Review the listing and copy each line that holds the word "React".

-- begin Supplied material --

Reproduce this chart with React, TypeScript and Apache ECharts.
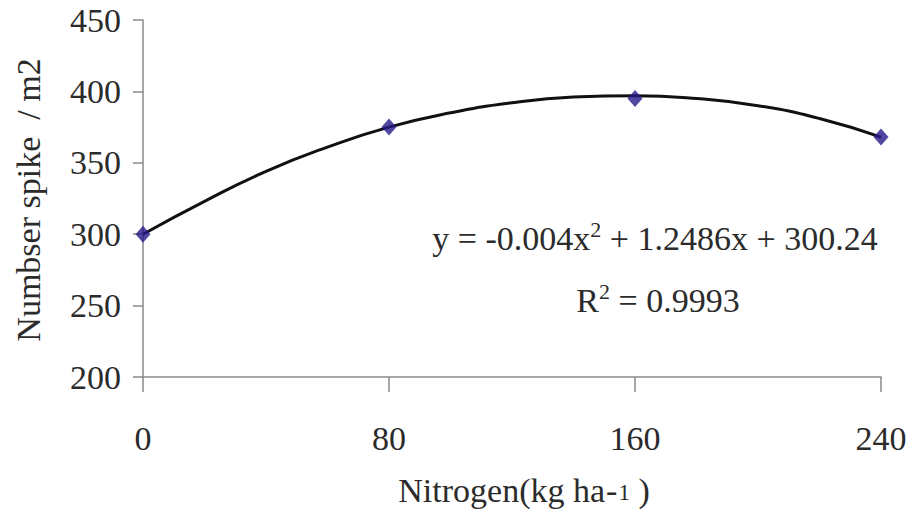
import React, { useEffect, useRef } from "react";
import * as echarts from "echarts";

const xTicks = [0, 80, 160, 240];
const observedX = [0, 80, 160, 240];
const observedY = [300, 375, 395, 368];
const curveX = [0, 20, 40, 60, 80, 100, 120, 140, 160, 180, 200, 220, 240];
const curveY = [300, 323, 344, 361, 375, 385, 392, 396, 397, 395, 390, 381, 368];
const yTitle = "Numbser spike  / m2";
const xTitle = "Nitrogen(kg ha";
const equationText = "y = -0.004x";
const equationRest = " + 1.2486x + 300.24";
const r2Value = " = 0.9993";

const FONT = "Liberation Serif";
const TXT = "#2b2b2b";

const n = { fontFamily: FONT, fontSize: 34, fill: TXT, color: TXT };
const sup = { fontFamily: FONT, fontSize: 22, fill: TXT, color: TXT, padding: [0, 0, 18, 0] };
const dash = { fontFamily: FONT, fontSize: 34, fill: TXT, color: TXT, padding: [0, 1, 0, 1] };
const sub = { fontFamily: FONT, fontSize: 23, fill: TXT, color: TXT, padding: [5, 0, 0, 0] };

export default function App() {
  const ref = useRef<HTMLDivElement>(null);
  useEffect(() => {
    if (!ref.current) return;
    const chart = echarts.init(ref.current, null, { renderer: "svg" });
    chart.setOption({
      animation: false,
      textStyle: { fontFamily: FONT },
      grid: { left: 143, right: 35, top: 20, bottom: 133 },
      xAxis: {
        type: "value",
        min: 0,
        max: 240,
        interval: 80,
        axisLine: { show: true, lineStyle: { color: "#8a8a8a", width: 1.5 } },
        axisTick: { show: true, length: 15, lineStyle: { color: "#8a8a8a", width: 1.5 } },
        splitLine: { show: false },
        axisLabel: {
          margin: 44,
          fontFamily: FONT,
          fontSize: 34,
          color: TXT,
          formatter: (v: number) => (xTicks.includes(v) ? String(v) : ""),
        },
      },
      yAxis: {
        type: "value",
        min: 200,
        max: 450,
        interval: 50,
        axisLine: { show: true, lineStyle: { color: "#8a8a8a", width: 1.5 } },
        axisTick: { show: true, length: 10, lineStyle: { color: "#8a8a8a", width: 1.5 } },
        splitLine: { show: false },
        axisLabel: { margin: 22, fontFamily: FONT, fontSize: 34, color: TXT },
      },
      series: [
        {
          type: "line",
          data: curveX.map((x, i) => [x, curveY[i]]),
          smooth: 0.5,
          showSymbol: false,
          symbol: "none",
          lineStyle: { color: "#111", width: 3 },
          z: 2,
        },
        {
          type: "scatter",
          data: observedX.map((x, i) => [x, observedY[i]]),
          symbol: "diamond",
          symbolSize: [15, 17],
          itemStyle: { color: "#26198a" },
          z: 3,
        },
      ],
      graphic: [
        {
          type: "text",
          x: 28,
          y: 200,
          rotation: Math.PI / 2,
          style: {
            text: yTitle,
            fontFamily: FONT,
            fontSize: 34,
            fill: TXT,
            align: "center",
            verticalAlign: "middle",
          },
        },
        {
          type: "text",
          x: 524,
          y: 490,
          style: {
            text: `{n|${xTitle}}{d|-}{s|1}{n| )}`,
            rich: { n, d: dash, s: sub },
            fontFamily: FONT,
            fontSize: 34,
            fill: TXT,
            align: "center",
            verticalAlign: "middle",
          },
        },
        {
          type: "text",
          x: 655,
          y: 238,
          style: {
            text: `{n|${equationText}}{sup|2}{n|${equationRest}}`,
            rich: { n, sup },
            fontFamily: FONT,
            fontSize: 34,
            fill: TXT,
            align: "center",
            verticalAlign: "middle",
          },
        },
        {
          type: "text",
          x: 658,
          y: 300,
          style: {
            text: `{n|R}{sup|2}{n|${r2Value}}`,
            rich: { n, sup },
            fontFamily: FONT,
            fontSize: 34,
            fill: TXT,
            align: "center",
            verticalAlign: "middle",
          },
        },
      ],
    });
    return () => chart.dispose();
  }, []);
  return <div ref={ref} style={{ width: 916, height: 510, marginLeft: -8, marginTop: -8 }} />;
}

-- end Supplied material --

Exercise response
Reproduce this chart with React, TypeScript and Apache ECharts.
import React, { useEffect, useRef } from "react";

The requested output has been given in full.